Cheesing on the sky deck at KL Tower


If you want to restock on products from your favorite stores while traveling, you won’t have a problem finding them in KL. I stayed in an area called Bukit Bintang, where there were at least eight malls within a five-minute walk of each other. Stores ranged from luxury to budget-friendly. I didn’t buy anything, but I moonlighted as a mall walker in KL; it was an excuse to remain in an air-conditioned space while still upping my step count. My favorite malls were the Pavilion, located in Bukit Bintang, and Suria KLCC, located by the Petronas Towers. As a bonus, a covered walkway stretched from the Pavilion to Suria KLCC. The walkway was partly air-conditioned and provided shelter from both the sun and KL traffic.

kl pavilion

The Pavilion

At night, there’s a fountain show called “Symphony Lake” next to Suria KLCC. I was expecting to roll my eyes during the show, but I thought it was charming. It was undeniably cheesy, but it was fun to watch kids – and adults – shriek when they were sprayed by water from the fountain. (I swear I’m normally a nice person.) The show changes nightly, so you can visit the fountain multiple times during your stay in KL.

symphony lake


One day, I escaped the city for a jungle and waterfall trekking tour with Open Sky Unlimited. At 6:10 AM, Ben, the guide, picked up our group in an SUV. After driving for an hour, Ben took us to a local “mamak” (a 24-hour restaurant serving Indian food), to have rotis and coffee.

Once we finished breakfast, Ben drove us to the start of our hike. Three adorable dogs eagerly awaited the SUV, and I was happy when they joined us.

open sky unlimited

A couple of our furry hiking companions. Photo credit: Open Sky Unlimited

The hike to the waterfall took about an hour. There were three uphill sections toward the end of the hike, but they weren’t particularly challenging. The jungle was considerably cooler than the city center, so temperatures remained comfortable during the hike. Ben noted there were no mosquitoes in the jungle, a definite plus.

When we reached the waterfalls, the dogs dozed off while we took photos.

kl waterfalls

kl waterfalls

Photo credit: Open Sky Unlimited

The water was frigid but refreshing. We also got to take advantage of a free spa treatment: the pounding water did a great job of massaging our backs. It was a challenge to keep our eyes open in the deluge.

kl waterfalls

Photo credit: Open Sky Unlimited

kl waterfalls

Wiping water from my eyes was a fruitless exercise. Photo credit: Open Sky Unlimited

For lunch, Ben took us to a Chinese restaurant that served the best chicken fried rice. The rice was smoky from the charcoal used to cook it. We also had excellent honey chicken, sweet and sour pork, and Singapore noodles. It was a lot of food, but we managed to wolf it all down.

I highly recommend Open Sky Unlimited. Ben was a stellar guide, and he made sure we navigated both the hike and waterfalls safely. He supplied us with snacks at the waterfalls and took great photos that he sent our group a couple of hours after he dropped us off. Since I only had a large tote bag, Ben provided me with a daypack that was easy to sling on my back.

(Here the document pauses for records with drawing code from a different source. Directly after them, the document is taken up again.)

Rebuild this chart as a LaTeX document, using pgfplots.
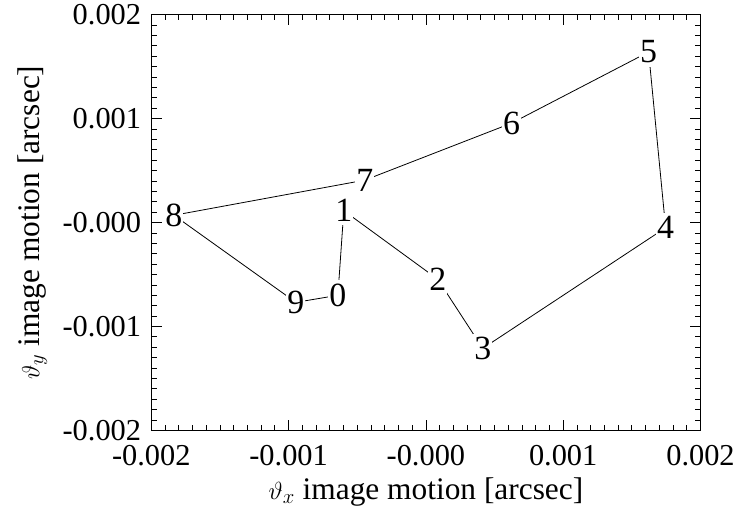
\documentclass[border=0pt]{standalone}
\usepackage{pgfplots}
\pgfplotsset{compat=1.18}
\usepackage{fontspec}
\setmainfont{Liberation Serif}

% Image-motion track, frames 0..9 in order
\pgfplotstableread{
x          y          lab
-0.000641  -0.000700  0
-0.000598   0.000114  1
 0.0000866 -0.000546  2
 0.000414  -0.001211  3
 0.001746  -0.000050  4
 0.001622   0.001641  5
 0.000625   0.000957  6
-0.000445   0.000408  7
-0.001835   0.000070  8
-0.000947  -0.000768  9
}\track

\begin{document}
\begin{tikzpicture}
\begin{axis}[
  scale only axis,
  width=549.2bp, height=415.7bp,
  xmin=-0.002, xmax=0.002, ymin=-0.002, ymax=0.002,
  scaled ticks=false,
  xtick={-0.002,-0.001,0,0.001,0.002},
  xticklabels={-0.002,-0.001,-0.000,0.001,0.002},
  ytick={-0.002,-0.001,0,0.001,0.002},
  yticklabels={-0.002,-0.001,-0.000,0.001,0.002},
  minor tick num=9,
  major tick length=10.7bp, minor tick length=5.3bp,
  tick style={black, line width=0.8bp},
  axis line style={line width=1bp},
  ticklabel style={font=\fontsize{30.5}{32}\selectfont},
  xticklabel style={inner sep=0pt, yshift=-15bp},
  yticklabel style={inner sep=0pt, xshift=-10bp},
  xlabel={$\vartheta_x$ image motion [arcsec]},
  ylabel={$\vartheta_y$ image motion [arcsec]},
  label style={font=\fontsize{31.5}{33}\selectfont},
  xlabel style={at={(axis description cs:0.5,0)}, anchor=base, yshift=-69bp},
  ylabel style={at={(axis description cs:-0.2039,0.5)}, anchor=base},
]
% connecting line, closing back on frame 0
\addplot[black, line width=0.8bp, mark=none] table[x=x, y=y] {\track} -- cycle;
% frame numbers over the line
\addplot[draw=none, mark=none, point meta=explicit symbolic,
  nodes near coords,
  nodes near coords style={anchor=center, fill=white, text=black,
    inner xsep=1bp, inner ysep=3.5bp,
    font=\fontsize{34}{34}\selectfont}]
  table[x=x, y=y, meta=lab] {\track};
\end{axis}
\pgfresetboundingbox
\path[use as bounding box]
  ([shift={(-151.3bp,-79.6bp)}]current axis.south west)
  rectangle ([shift={(43.5bp,14.7bp)}]current axis.north east);
\end{tikzpicture}
\end{document}
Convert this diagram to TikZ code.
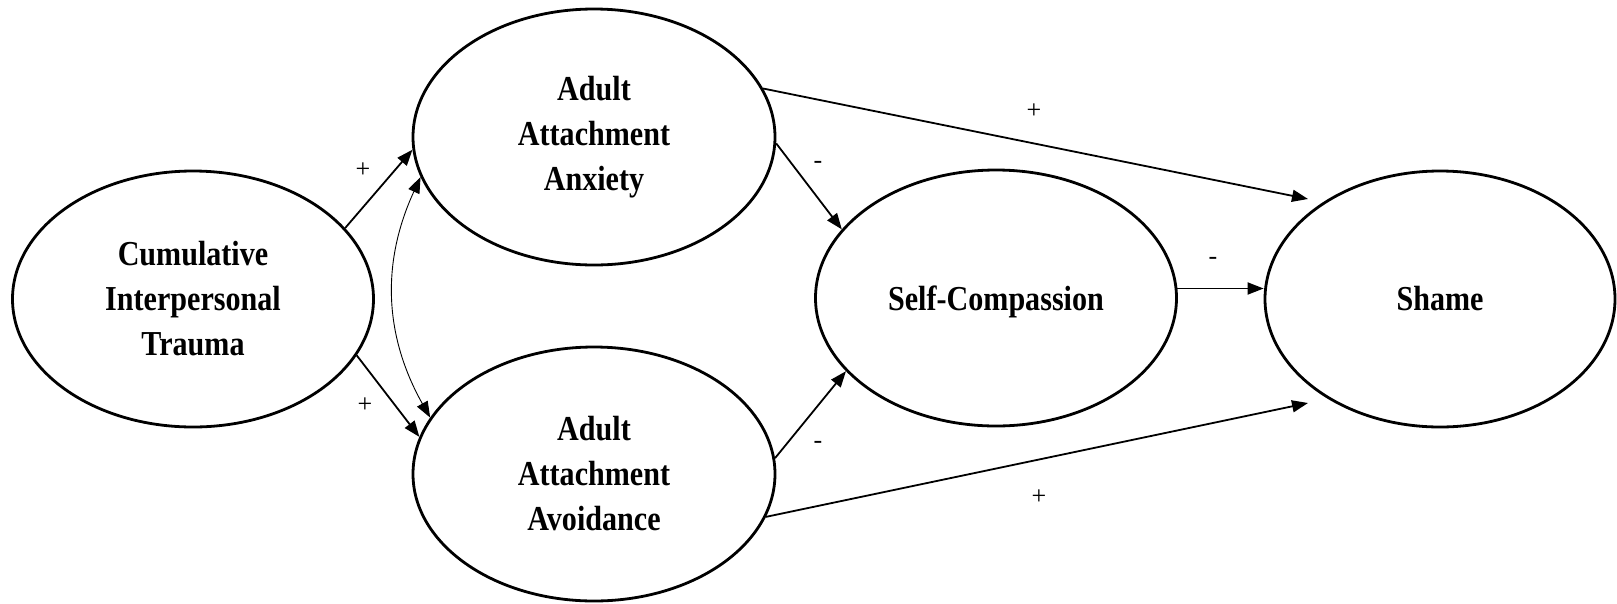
\documentclass[tikz,border=0pt]{standalone}
\usepackage{fontspec}
\setmainfont{Liberation Serif}
\newfontfamily\boxfont{Liberation Serif}[FakeStretch=0.86]
\usetikzlibrary{arrows.meta,shapes.geometric}
\begin{document}
\begin{tikzpicture}[x=1pt,y=-1pt,
  latent/.style={ellipse,draw,line width=2.8pt,inner sep=0pt,align=center,
    font=\boxfont\bfseries\fontsize{35}{45}\selectfont},
  arr/.style={line width=1.8pt,-{Triangle[length=16pt,width=12pt]}},
  thinarr/.style={line width=0.9pt,{Triangle[length=16pt,width=12pt]}-{Triangle[length=16pt,width=12pt]}},
  sign/.style={font=\fontsize{26}{26}\selectfont,inner sep=0pt}]
\useasboundingbox (0,0) rectangle (1617,603);
\node[latent,minimum width=361pt,minimum height=256pt] (cum) at (193,299) {Cumulative\\Interpersonal\\Trauma};
\node[latent,minimum width=362pt,minimum height=256pt] (anx) at (594,137) {Adult\\Attachment\\Anxiety};
\node[latent,minimum width=362pt,minimum height=254pt] (avo) at (594,474) {Adult\\Attachment\\Avoidance};
\node[latent,minimum width=361pt,minimum height=256pt,text depth=0pt] (sc) at (996,298) {Self-Compassion};
\node[latent,minimum width=350pt,minimum height=256pt] (sh) at (1440,299) {Shame};
\coordinate (t1) at (1308,199);
\coordinate (t2) at (1308,403);
\draw[arr] (cum.25) -- (anx.184);
\draw[arr] (cum.-19) -- (avo.168);
\draw[thinarr] (anx.193) to[bend right=27] (avo.161);
\draw[arr] (anx.-2) -- (sc.156);
\draw[arr] (avo.5) -- (sc.206);
\draw[arr] (sc.3) -- (sc.3 -| sh.west);
\draw[arr] (anx.16.5) -- (t1);
\draw[arr] (avo.-14) -- (t2);
\node[sign] (p1) at (363,170) {+};
\node[sign] (p2) at (365,405) {+};
\node[sign] (p3) at (1034,111) {+};
\node[sign] (p4) at (1039,497) {+};
\node[sign] (m1) at (818,165) {-};
\node[sign] (m2) at (818,445) {-};
\node[sign] (m3) at (1213,261) {-};
\end{tikzpicture}
\end{document}
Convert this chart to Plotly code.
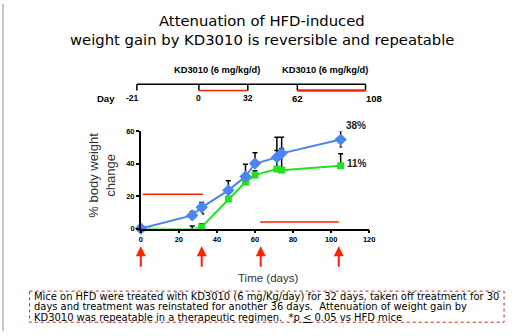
import plotly.graph_objects as go

# ---- data ----
days_hfd = [0, 27, 32, 46, 55, 60, 71.5, 74, 105]
hfd_pct = [0, 8.1, 13.1, 23.6, 32.1, 40.2, 44, 46.5, 55]
hfd_err = [0, 2.4, 3, 6, 7.7, 6.7, 4.3, 3, 5.4]

days_kd = [0, 27, 32, 46, 55, 60, 71.5, 74, 105]
kd_pct = [0, -0.5, 1, 18.2, 28.7, 33, 36.8, 36.1, 38.8]
kd_err = [0, 2, 2, 0, 0, 2.8, 19.7, 20.4, 7.5]

sig_x = [32.7, 105]
sig_y = [7.6, 49.3]

pct_labels = ["38%", "11%"]
pct_x = [113, 113.5]
pct_y = [64, 40.2]

dosing_days = [0, 32, 63, 104]
treat_bars = [(1, 32.6, 21.2), (62.7, 104, 4)]

x_ticks = [0, 20, 40, 60, 80, 100, 120]
y_ticks = [0, 20, 40, 60]

timeline_labels = ["-21", "0", "32", "62", "108"]
timeline_px = [137, 200, 249.7, 300, 369.3]
timeline_label_px = [133, 200, 249.7, 300, 378]

title_lines = ["Attenuation of HFD-induced", "weight gain by KD3010 is reversible and repeatable"]
note_lines = [
    "Mice on HFD were treated with KD3010 (6 mg/Kg/day) for 32 days, taken off treatment for 30",
    "days and treatment was reinstated for another 36 days.  Attenuation of weight gain by",
    "KD3010 was repeatable in a therapeutic regimen.  *p <u>&lt;</u> 0.05 vs HFD mice",
]

W, H = 514, 336
RED = "#ff2200"
BLUE = "#4a84f5"
GREEN = "#22e022"
FONT = "Liberation Sans"
FONT2 = "DejaVu Sans"
Y_MAX = 60


def px(x):
    return x / W


def py(y):
    return 1 - y / H


fig = go.Figure()

for x0, x1, yv in treat_bars:
    fig.add_trace(go.Scatter(x=[x0, x1], y=[yv, yv], mode="lines",
                             line=dict(color=RED, width=1.5), hoverinfo="skip",
                             showlegend=False, cliponaxis=False))

fig.add_trace(go.Scatter(
    x=days_kd, y=kd_pct, mode="lines+markers",
    line=dict(color=GREEN, width=2),
    marker=dict(symbol="square", size=7, color=GREEN),
    error_y=dict(type="data", symmetric=False, array=kd_err, arrayminus=[0] * len(kd_err),
                 color="black", thickness=1.5, width=2.5),
    showlegend=False, cliponaxis=False))

fig.add_trace(go.Scatter(
    x=days_hfd, y=hfd_pct, mode="lines+markers",
    line=dict(color=BLUE, width=2),
    marker=dict(symbol="diamond", size=9.5, color=BLUE),
    error_y=dict(type="data", symmetric=False, array=hfd_err, arrayminus=[0] * len(hfd_err),
                 color="black", thickness=1.5, width=2.5),
    showlegend=False, cliponaxis=False))

fig.add_trace(go.Scatter(x=sig_x, y=sig_y, mode="text", text=["*"] * len(sig_x),
                         textfont=dict(family=FONT, size=9, color="black"),
                         showlegend=False, cliponaxis=False))

annotations = []
shapes = []

for lab, xv, yv in zip(pct_labels, pct_x, pct_y):
    annotations.append(dict(text=lab, x=xv, y=yv / Y_MAX, xref="x", yref="y domain", showarrow=False,
                            xanchor="center", yanchor="middle",
                            font=dict(family=FONT, size=10, color="#222", weight="bold")))

for i, t in enumerate(title_lines):
    annotations.append(dict(text=t, x=px(264), y=py(16.5 + 19.5 * i), xref="paper", yref="paper",
                            showarrow=False, xanchor="center", yanchor="middle",
                            font=dict(family=FONT2, size=14.8, color="black")))

# timeline schematic
shapes.append(dict(type="line", xref="paper", yref="paper",
                   x0=px(timeline_px[0]), x1=px(timeline_px[-1]), y0=py(82.5), y1=py(82.5),
                   line=dict(color="black", width=1.5)))
for p in timeline_px:
    shapes.append(dict(type="line", xref="paper", yref="paper",
                       x0=px(p), x1=px(p), y0=py(82.5), y1=py(89),
                       line=dict(color="black", width=1.5)))
shapes.append(dict(type="line", xref="paper", yref="paper",
                   x0=px(timeline_px[1]), x1=px(timeline_px[2]), y0=py(89), y1=py(89),
                   line=dict(color=RED, width=1.5)))
shapes.append(dict(type="line", xref="paper", yref="paper",
                   x0=px(timeline_px[3]), x1=px(timeline_px[4]), y0=py(89), y1=py(89),
                   line=dict(color=RED, width=2.5)))
for cx in [218.5, 328.5]:
    annotations.append(dict(text="KD3010 (6 mg/kg/d)", x=px(cx), y=py(67.5), xref="paper", yref="paper",
                            showarrow=False, xanchor="center", yanchor="middle",
                            font=dict(family=FONT, size=9.3, color="black", weight="bold")))
annotations.append(dict(text="Day", x=px(105.5), y=py(97), xref="paper", yref="paper",
                        showarrow=False, xanchor="center", yanchor="middle",
                        font=dict(family=FONT, size=9.5, color="black", weight="bold")))
for lab, p in zip(timeline_labels, timeline_label_px):
    big = lab in ("62", "108")
    annotations.append(dict(text=lab, x=px(p), y=py(97), xref="paper", yref="paper",
                            showarrow=False, xanchor="center", yanchor="middle",
                            font=dict(family=FONT, size=9.5 if big else 8.5, color="black", weight="bold")))

for d in dosing_days:
    annotations.append(dict(x=d, y=py(249), xref="x", yref="paper", text="",
                            showarrow=True, arrowhead=2, arrowsize=1, arrowwidth=2,
                            arrowcolor=RED, ax=0, ay=22, axref="pixel", ayref="pixel"))

annotations.append(dict(text="% body weight<br>change", x=px(102), y=py(176), xref="paper", yref="paper",
                        showarrow=False, textangle=-90, xanchor="center", yanchor="middle",
                        font=dict(family=FONT, size=13, color="#333")))
annotations.append(dict(text="Time (days)", x=px(270), y=py(281.5), xref="paper", yref="paper",
                        showarrow=False, xanchor="center", yanchor="middle",
                        font=dict(family=FONT, size=11.5, color="#333")))

shapes.append(dict(type="rect", xref="paper", yref="paper",
                   x0=px(28), x1=px(510), y0=py(295), y1=py(327),
                   line=dict(color="#cc2222", width=1, dash="dot")))
for i, t in enumerate(note_lines):
    annotations.append(dict(text=t, x=px(30.5), y=py(300.5 + 10.7 * i), xref="paper", yref="paper",
                            showarrow=False, xanchor="left", yanchor="middle",
                            font=dict(family=FONT2, size=9.95, color="black")))

shapes.append(dict(type="line", xref="paper", yref="paper", x0=px(1), x1=px(1), y0=0, y1=1,
                   line=dict(color="#c8c8c8", width=2)))

fig.update_layout(
    width=W, height=H, margin=dict(l=0, r=0, t=0, b=0),
    paper_bgcolor="white", plot_bgcolor="white",
    annotations=annotations, shapes=shapes,
    xaxis=dict(domain=[px(141), px(373)], range=[0, 120], tickvals=x_ticks,
               showline=True, linecolor="black", linewidth=1.5, ticks="outside", ticklen=3,
               tickwidth=1.5, tickcolor="black", showgrid=False, zeroline=False,
               tickfont=dict(family=FONT, size=7.5, color="black", weight="bold"), fixedrange=True),
    yaxis=dict(domain=[py(230.7), py(131)], range=[0, Y_MAX], tickvals=y_ticks,
               showline=True, linecolor="black", linewidth=1.5, ticks="outside", ticklen=3,
               tickwidth=1.5, tickcolor="black", showgrid=False, zeroline=False,
               tickfont=dict(family=FONT, size=7.5, color="black", weight="bold"), fixedrange=True),
)

fig.write_html("out.html", config={"displayModeBar": False},
               post_script="document.body.style.margin='0';document.body.style.overflow='hidden';")
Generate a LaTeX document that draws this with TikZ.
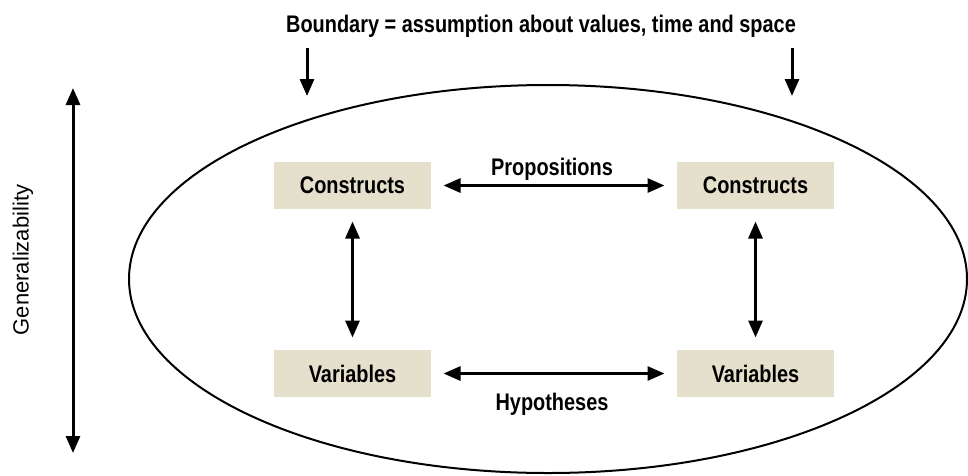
\documentclass[tikz,border=0pt]{standalone}
\usepackage{fontspec}
\setmainfont{Liberation Sans}
\newfontfamily\schmal[FakeStretch=0.83]{Liberation Sans}
\usetikzlibrary{arrows.meta}
\definecolor{kasten}{RGB}{229,224,204}
\begin{document}
\begin{tikzpicture}[x=1pt,y=-1pt,line width=3pt,
      >={Triangle[length=17pt,width=14pt]},
      pfeil/.style={shorten <=11pt, shorten >=11pt, line width=3pt},
      mybox/.style={fill=kasten,minimum width=157pt,minimum height=47pt,inner sep=0pt},
      mytext/.style={font=\schmal\bfseries\fontsize{24}{28}\selectfont}]
    \useasboundingbox (0,0) rectangle (968,475);
    \draw[line width=2pt] (548,279) ellipse [x radius=419, y radius=194];
    \node[mybox,mytext] at (352.5,185.5) [rectangle] (C1) {Constructs};
    \node[mybox,mytext] at (755.5,185.5) [rectangle] (C2) {Constructs};
    \node[mybox,mytext] at (352.5,373.5) [rectangle] (V1) {Variables};
    \node[mybox,mytext] at (755.5,373.5) [rectangle] (V2) {Variables};
    \draw[pfeil,<->] (C1)--(C2) ;
    \draw[pfeil,<->] (V1)--(V2) ;
    \draw[pfeil,<->] (C1)--(V1) ;
    \draw[pfeil,<->] (C2)--(V2) ;
    \node[mytext,anchor=base] at (552,175) (P) {Propositions};
    \node[mytext,anchor=base] at (552,410) (H) {Hypotheses};
    \node[mytext,anchor=base] at (541,32) (B) {Boundary = assumption about values, time and space};
    \coordinate (L0) at (307,48); \coordinate (L1) at (307,96);
    \coordinate (R0) at (792,48); \coordinate (R1) at (792,96);
    \draw[->] (L0)--(L1) ;
    \draw[->] (R0)--(R1) ;
    \coordinate (G0) at (73,88); \coordinate (G1) at (73,453);
    \draw[<->] (G0)--(G1) ;
    \node[rotate=90,font=\fontsize{22}{26}\selectfont] at (23,260) (G) {Generalizability};
\end{tikzpicture}
\end{document}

Ben worked in investment banking for about nine years before quitting to start Open Sky Unlimited with his friend Amos. I didn’t get to meet Amos in person, but I did email him to book the tour. He was prompt in answering my questions and seemed just as professional and friendly as Ben.


Below are other notes about KL:

  • I used KL as a base for my travels in Malaysia, so I was in the city on a few separate occasions. My first visit at the end of June coincided with Eid, the end of Ramadan. Attractions and restaurants in KL were packed during this time. When I went to KL for my second visit in mid-July, everything was noticeably less crowded.
  • It rained almost every evening I was in KL, but it didn’t affect me much. The rain usually lasted for a couple of hours during my break between sightseeing and dinner.
  • Crossing streets in KL is harder than in Vietnam. Cars outnumber motorbikes in KL, and the traffic moves quickly. It can take forever for the stoplights to change at busy intersections, so people often jaywalk. This is scarier than in Vietnam because cars can’t swerve around you as easily as motorbikes can. I was grateful for the underground and elevated walkways that allowed pedestrians to avoid traffic.
  • A couple of travelers asked me for directions in KL. One was a guy from Dubai, while the other was a guy from Africa (he didn’t get more specific than that). Surprisingly, I was able to provide them directions since I had been in KL for a few days at that point. Once a Cornell tour guide, always a tour guide.
  • I met another Cornellian in KL, bringing my total Cornellian count to three for this trip. He was a rising senior doing a summer internship in Jakarta. Current Cornellians are clearly smarter than I was when I was in college. They’re doing things right by doing programs and internships that allow them to travel.
  • KL is very friendly to women looking for cheap drinks. On multiple days per week, a number of bars give free drinks to women for “ladies’ night” specials. Apologies, men.
    • [NB: if it’s any consolation, men should go to Hoi An in Vietnam. It’s the only place I’ve visited where men get drink specials, while women get nothing.]
  • I finally saw Wonder Woman in KL. The movie was fun, and it was nice to do something so “normal” after traveling for a couple of months. The screen showed Malay and Chinese subtitles, which distracted me at first since I’m used to turning on subtitles when I watch movies at home. Later, it became a fun exercise to try to see which Malay words corresponded to the English dialogue.